NEWARK – On the sideline of a student protest against the leadership of Newark School Superintendent Cami Anderson on Tuesday, the leader of the Newark chapter of one of America’s most prominent civil rights organizations put race on the front line of the debate over the future of Newark’s schools.
“Right now in the Newark public schools, we are being bombarded with a racist mentality that says we know what’s best for you, and you can’t think about what is best for yourself. The idea of self-determination has been eradicated and cloaked in the word ‘choice,'” Deborah Smith-Gregory, president of the Newark branch of the National Association for the Advancement of Colored People (NAACP), told PolitickerNJ. “This kind of behavior would not happen in a white, Asian [or] Indian community. It would not. First of all, it wouldn’t even be attempted. But if it was attempted, it wouldn’t be tolerated.”

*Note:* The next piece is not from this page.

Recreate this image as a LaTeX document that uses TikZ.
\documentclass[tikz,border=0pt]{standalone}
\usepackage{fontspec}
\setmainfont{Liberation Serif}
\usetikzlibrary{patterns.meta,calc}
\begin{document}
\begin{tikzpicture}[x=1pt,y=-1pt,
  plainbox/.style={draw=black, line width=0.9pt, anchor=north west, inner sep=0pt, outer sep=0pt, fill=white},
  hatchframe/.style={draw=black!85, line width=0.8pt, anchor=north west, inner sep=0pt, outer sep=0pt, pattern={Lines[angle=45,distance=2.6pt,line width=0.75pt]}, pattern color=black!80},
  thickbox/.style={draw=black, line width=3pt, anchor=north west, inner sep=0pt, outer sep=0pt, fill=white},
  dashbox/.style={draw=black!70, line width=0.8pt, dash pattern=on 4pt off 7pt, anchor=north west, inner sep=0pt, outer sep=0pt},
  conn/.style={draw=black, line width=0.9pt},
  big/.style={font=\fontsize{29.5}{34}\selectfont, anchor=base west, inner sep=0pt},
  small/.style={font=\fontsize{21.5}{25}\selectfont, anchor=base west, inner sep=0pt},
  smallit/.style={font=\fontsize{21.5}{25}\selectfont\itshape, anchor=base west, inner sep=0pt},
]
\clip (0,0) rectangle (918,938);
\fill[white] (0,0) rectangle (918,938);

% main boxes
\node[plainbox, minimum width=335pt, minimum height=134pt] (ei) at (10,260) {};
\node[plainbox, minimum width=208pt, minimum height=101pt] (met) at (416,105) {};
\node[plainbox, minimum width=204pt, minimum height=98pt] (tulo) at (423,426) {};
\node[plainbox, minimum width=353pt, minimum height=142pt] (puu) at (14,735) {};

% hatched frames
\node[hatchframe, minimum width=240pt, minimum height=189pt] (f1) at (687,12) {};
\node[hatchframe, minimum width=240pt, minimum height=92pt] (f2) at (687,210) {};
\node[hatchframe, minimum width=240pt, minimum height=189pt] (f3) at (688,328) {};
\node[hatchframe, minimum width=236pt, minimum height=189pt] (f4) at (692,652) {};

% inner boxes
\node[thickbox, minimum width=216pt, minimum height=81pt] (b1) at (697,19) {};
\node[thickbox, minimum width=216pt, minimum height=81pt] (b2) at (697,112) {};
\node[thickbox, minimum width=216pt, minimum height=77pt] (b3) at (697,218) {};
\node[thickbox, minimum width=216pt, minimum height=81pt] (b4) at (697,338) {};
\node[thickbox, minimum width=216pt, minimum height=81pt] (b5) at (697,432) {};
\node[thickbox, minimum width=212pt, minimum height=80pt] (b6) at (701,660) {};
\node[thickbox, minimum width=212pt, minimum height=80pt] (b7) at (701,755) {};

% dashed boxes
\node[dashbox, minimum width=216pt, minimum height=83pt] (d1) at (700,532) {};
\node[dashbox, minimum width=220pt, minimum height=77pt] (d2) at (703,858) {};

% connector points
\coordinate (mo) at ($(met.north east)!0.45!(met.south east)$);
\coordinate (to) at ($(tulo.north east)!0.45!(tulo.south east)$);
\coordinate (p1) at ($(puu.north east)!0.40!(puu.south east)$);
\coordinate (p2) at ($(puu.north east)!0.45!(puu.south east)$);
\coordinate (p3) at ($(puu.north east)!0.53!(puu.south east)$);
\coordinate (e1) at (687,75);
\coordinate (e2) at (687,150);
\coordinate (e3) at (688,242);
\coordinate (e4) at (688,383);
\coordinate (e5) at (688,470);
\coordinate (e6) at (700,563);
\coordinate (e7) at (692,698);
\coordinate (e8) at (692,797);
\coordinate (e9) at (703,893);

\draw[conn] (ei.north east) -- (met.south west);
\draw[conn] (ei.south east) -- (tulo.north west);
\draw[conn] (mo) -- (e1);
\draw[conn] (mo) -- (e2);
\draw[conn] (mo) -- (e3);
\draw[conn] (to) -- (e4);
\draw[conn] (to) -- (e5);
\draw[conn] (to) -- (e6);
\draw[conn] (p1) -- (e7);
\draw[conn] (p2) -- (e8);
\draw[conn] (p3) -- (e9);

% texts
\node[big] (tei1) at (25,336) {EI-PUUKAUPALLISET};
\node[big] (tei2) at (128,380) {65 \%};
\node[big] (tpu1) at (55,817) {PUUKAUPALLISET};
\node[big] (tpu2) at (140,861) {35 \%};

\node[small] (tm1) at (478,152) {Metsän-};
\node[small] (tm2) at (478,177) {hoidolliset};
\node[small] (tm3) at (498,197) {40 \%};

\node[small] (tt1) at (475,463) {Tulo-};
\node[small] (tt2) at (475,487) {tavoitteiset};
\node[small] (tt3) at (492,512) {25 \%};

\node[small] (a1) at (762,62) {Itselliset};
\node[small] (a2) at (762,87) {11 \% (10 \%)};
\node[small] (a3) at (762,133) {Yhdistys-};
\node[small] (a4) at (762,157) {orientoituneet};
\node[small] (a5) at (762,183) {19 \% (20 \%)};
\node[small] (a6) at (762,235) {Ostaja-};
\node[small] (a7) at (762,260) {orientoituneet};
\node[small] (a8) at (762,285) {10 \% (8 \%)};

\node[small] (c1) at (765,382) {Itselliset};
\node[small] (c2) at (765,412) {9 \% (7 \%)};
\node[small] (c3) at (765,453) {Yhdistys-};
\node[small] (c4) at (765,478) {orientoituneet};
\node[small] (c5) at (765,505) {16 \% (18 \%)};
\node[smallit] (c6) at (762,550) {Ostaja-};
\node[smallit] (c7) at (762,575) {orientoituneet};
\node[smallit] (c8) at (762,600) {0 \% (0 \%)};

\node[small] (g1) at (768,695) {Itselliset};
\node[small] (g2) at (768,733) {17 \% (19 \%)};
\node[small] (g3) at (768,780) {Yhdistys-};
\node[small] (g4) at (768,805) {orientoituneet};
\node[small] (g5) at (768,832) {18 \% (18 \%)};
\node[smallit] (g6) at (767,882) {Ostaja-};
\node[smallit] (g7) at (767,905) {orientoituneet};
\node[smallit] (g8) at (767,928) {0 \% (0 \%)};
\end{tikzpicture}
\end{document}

Smith-Gregory’s comments come at a time of continuing controversy over the implementation of the One Newark school reorganization plan, which Anderson announced in December. The initiative includes the expansion of charter schools, which already serve approximately 20 percent of the city’s students, as well as the closure or consolidation of certain public schools.
Newark’s schools were placed under state control in 1995. Anderson was appointed to head the state-run Newark school district, New Jersey’s largest, by Gov. Chris Christie in 2011. A wave of Newark public school student protests called for the removal of Anderson, as well as for the termination of the Anderson-backed One Newark plan, earlier this year. Anderson, however, had her contract renewed for three years by the Christie administration in June.
One facet of the plan is that instead of permitting parents to pick the school closest to their home, the new enrollment model allows them to research schools and rank their preferences for public or charter schools throughout Newark. Yet although this component of the plan was meant to improve the city’s public education system by increasing student options, the initial results have left many parents angry and frustrated, with some parents calling for a boycott of the city schools.
District officials declined to reply.
Smith-Gregory, looking at the turmoil tied to the One Newark plan, regarded the future of Newark’s public schools with a sense of trepidation.
“I hope that we don’t have to have a tragedy occur, but it seems like that’s what it’s going to take [for change to take place],” Smith-Gregory said. “Somebody could get hurt.”